You didn't and couldn't. It is well known that Aristotile did not perform experiments. He just said things:

Quote from: Suzane Glass
" In the past scientists did not use the scientific method we use today. For example, Aristotle was a great thinker in ancient Greece. He carefully observed and tried to check things for himself. But he also wrote things down that had not been proven by the kind of careful experiments scientists complete today. Sometimes Aristotle was wrong. But his work was so respected in Europe that 1,000 years later few people doubted what he had written. Until the 1500's university students were not supposed to question what Aristotle and other ancient thinkers had written. They were just supposed to memorize it. Experimenting and checking things were simply not done. ” —Suzane Glass, Analyze This!: Understanding the Scientific Method

No experimentation. Just human 'logic' and 'intuition'.

Quote
What experiments does one conduct on the moon

I'm pretty sure candles and shadows and spheres existed in Ancient Greece. The OP shows experiments which may imply that that a round shadow doesn't necessarily mean that it's from a round shape.
« Last Edit: May 09, 2020, 07:34:55 PM by Tom Bishop »

Re: Aristotle's most famous proof for the rotundity of the Earth
« Reply #17 on: May 09, 2020, 09:15:34 PM »

Read the OP again. At a certain position near the light source, like in RE, straight line shadows maintain a straight line.

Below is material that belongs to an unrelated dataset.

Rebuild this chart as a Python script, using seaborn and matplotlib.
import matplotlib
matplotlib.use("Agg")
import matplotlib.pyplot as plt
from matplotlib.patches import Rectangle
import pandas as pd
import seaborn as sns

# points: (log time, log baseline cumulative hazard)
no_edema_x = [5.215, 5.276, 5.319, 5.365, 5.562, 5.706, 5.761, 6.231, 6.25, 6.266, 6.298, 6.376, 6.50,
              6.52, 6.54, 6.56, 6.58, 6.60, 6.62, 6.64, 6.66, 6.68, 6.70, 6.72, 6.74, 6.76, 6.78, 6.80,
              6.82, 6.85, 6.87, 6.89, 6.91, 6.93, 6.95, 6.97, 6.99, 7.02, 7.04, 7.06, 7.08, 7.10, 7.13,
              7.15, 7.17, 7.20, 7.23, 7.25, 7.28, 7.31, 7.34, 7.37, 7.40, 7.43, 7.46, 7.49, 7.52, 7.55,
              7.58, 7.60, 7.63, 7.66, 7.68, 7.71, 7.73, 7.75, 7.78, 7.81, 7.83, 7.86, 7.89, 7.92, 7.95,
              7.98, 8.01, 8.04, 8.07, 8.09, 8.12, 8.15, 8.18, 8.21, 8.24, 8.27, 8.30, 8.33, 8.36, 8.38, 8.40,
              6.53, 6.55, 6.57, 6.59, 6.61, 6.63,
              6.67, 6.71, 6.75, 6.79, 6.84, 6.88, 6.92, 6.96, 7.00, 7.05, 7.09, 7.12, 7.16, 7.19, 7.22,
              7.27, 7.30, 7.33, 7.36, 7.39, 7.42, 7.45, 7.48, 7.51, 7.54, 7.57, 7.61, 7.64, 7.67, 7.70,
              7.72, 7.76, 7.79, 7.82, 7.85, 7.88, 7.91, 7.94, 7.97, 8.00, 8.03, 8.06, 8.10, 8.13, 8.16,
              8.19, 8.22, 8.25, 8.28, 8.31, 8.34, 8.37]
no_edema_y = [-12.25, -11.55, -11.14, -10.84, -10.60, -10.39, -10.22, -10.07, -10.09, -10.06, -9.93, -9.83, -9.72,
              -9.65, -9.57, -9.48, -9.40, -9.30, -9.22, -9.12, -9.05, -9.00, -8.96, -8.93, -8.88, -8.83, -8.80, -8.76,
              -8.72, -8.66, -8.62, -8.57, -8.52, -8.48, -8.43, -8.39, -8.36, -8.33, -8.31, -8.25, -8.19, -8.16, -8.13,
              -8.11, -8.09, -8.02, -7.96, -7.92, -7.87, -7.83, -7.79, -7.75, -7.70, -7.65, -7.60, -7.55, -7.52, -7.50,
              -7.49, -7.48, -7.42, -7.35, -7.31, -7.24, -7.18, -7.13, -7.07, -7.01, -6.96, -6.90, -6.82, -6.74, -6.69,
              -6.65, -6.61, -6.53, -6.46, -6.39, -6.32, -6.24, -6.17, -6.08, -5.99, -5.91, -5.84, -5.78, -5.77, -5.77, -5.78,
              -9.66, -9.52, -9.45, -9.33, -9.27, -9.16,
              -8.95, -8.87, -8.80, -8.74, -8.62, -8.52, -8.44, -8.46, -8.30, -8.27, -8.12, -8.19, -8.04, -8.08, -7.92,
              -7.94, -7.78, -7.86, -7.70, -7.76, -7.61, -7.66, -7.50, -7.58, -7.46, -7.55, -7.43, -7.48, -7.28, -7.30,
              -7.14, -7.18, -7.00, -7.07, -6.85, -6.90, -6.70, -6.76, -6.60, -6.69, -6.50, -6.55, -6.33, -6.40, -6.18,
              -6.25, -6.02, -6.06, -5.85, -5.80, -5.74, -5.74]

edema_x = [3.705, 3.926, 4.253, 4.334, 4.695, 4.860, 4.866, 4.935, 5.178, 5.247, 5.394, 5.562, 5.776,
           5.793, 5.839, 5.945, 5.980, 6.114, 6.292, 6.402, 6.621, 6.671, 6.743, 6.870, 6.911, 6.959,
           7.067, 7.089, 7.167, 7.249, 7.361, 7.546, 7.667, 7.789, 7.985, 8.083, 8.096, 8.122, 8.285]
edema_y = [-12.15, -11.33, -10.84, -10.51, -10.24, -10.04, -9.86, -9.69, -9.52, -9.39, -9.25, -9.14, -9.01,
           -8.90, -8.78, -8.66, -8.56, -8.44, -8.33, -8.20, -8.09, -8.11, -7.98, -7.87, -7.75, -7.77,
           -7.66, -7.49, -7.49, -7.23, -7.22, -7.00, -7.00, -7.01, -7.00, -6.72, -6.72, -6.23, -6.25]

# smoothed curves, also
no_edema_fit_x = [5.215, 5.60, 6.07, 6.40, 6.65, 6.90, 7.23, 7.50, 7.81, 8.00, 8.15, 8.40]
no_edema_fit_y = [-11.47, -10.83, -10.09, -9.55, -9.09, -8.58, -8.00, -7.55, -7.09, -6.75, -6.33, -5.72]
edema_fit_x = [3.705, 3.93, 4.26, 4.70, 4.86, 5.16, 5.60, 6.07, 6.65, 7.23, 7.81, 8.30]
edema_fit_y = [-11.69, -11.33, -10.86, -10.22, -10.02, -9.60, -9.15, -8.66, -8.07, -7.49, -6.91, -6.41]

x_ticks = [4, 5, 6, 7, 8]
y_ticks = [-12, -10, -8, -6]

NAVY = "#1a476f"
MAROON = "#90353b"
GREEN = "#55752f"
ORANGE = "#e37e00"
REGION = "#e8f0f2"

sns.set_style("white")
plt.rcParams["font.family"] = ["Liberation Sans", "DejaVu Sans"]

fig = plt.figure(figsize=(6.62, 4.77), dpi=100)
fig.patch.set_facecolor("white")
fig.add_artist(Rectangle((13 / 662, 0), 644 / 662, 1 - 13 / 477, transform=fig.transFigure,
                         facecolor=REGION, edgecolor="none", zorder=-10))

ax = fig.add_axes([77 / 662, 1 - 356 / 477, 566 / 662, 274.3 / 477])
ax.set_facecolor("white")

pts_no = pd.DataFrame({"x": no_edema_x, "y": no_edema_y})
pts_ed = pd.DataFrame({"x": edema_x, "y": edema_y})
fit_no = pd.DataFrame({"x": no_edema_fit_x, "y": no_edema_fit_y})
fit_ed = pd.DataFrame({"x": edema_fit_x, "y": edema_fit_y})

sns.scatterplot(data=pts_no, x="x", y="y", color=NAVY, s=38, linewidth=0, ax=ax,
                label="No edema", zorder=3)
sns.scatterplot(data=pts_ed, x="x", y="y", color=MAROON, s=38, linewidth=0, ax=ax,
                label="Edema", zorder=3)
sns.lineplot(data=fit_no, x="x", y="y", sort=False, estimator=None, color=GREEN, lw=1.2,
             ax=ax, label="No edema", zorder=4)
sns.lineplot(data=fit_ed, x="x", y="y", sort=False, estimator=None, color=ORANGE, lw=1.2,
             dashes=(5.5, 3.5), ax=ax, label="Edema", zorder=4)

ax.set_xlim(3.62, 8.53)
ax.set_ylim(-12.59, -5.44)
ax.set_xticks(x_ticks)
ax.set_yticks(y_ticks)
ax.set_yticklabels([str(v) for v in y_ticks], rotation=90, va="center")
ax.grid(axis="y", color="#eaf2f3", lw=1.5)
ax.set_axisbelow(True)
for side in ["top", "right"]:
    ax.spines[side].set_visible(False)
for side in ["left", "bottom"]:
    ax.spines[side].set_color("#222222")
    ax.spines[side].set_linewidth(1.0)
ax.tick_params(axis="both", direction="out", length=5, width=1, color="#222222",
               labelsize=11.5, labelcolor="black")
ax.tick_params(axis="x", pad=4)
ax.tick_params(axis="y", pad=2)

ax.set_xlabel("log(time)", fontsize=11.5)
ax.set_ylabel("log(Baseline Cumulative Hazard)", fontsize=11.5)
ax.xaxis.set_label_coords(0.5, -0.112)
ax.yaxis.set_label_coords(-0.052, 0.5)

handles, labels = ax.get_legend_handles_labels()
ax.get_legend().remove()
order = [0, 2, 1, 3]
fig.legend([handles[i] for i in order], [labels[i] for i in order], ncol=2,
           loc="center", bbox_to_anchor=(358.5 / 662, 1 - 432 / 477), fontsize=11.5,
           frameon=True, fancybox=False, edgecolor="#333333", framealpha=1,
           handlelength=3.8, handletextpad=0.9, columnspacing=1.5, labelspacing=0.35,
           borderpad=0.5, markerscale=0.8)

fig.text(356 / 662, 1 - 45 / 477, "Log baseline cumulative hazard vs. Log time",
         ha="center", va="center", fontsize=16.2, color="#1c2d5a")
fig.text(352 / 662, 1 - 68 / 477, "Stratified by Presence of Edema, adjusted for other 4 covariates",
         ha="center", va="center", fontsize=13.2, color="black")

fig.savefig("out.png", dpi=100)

Shapes maintain their shape on the Moon and do not warp.

Since in the real eclipse the shape of the shadow on the Moon does warp, this falsifies the explanation given.

You can't have it both ways.

The experiments (both the original and my own) are not especially true to life. For example, in reality, the observer is going to be stationary on the earth, whereas in these experiments, the observer is stationary and the earth (the folder) moves back and forth in front of a stationary light source. Furthermore, I don't think anyone has ever suggested a rectangular folder is a sensible model for the earth.

Probably a more realistic model would be to replace the folder with a stationary sphere of a sensible size, locate the observer on the sphere and move the light source to create a moving shadow. Something easier to do in a model than with real objects in a real room. My models are simply intended to mimic a real experiment as documented in the Wiki.

Aristotle's basic point surely is that only a sphere can be rotated about any arbitrary axis and still cast a shadow of exactly the same shape. Certainly any flat surface, whether circular or some other shape, when put in front of a light source and projected, will create a variety of shadow shapes as it is rotated about various axes.

How these shadows then interact with a spherical object (the moon) is interesting, difficult to visualise, but perfectly possible to model.

However my original point is simply that the image in the Wiki is misleading and unrealistic due to the placement of the light source, the folder (representing the earth), the observer and the moon globe. Because it is misleading, I don't believe (on its own) it is good enough evidence to dismiss Aristotle's ideas.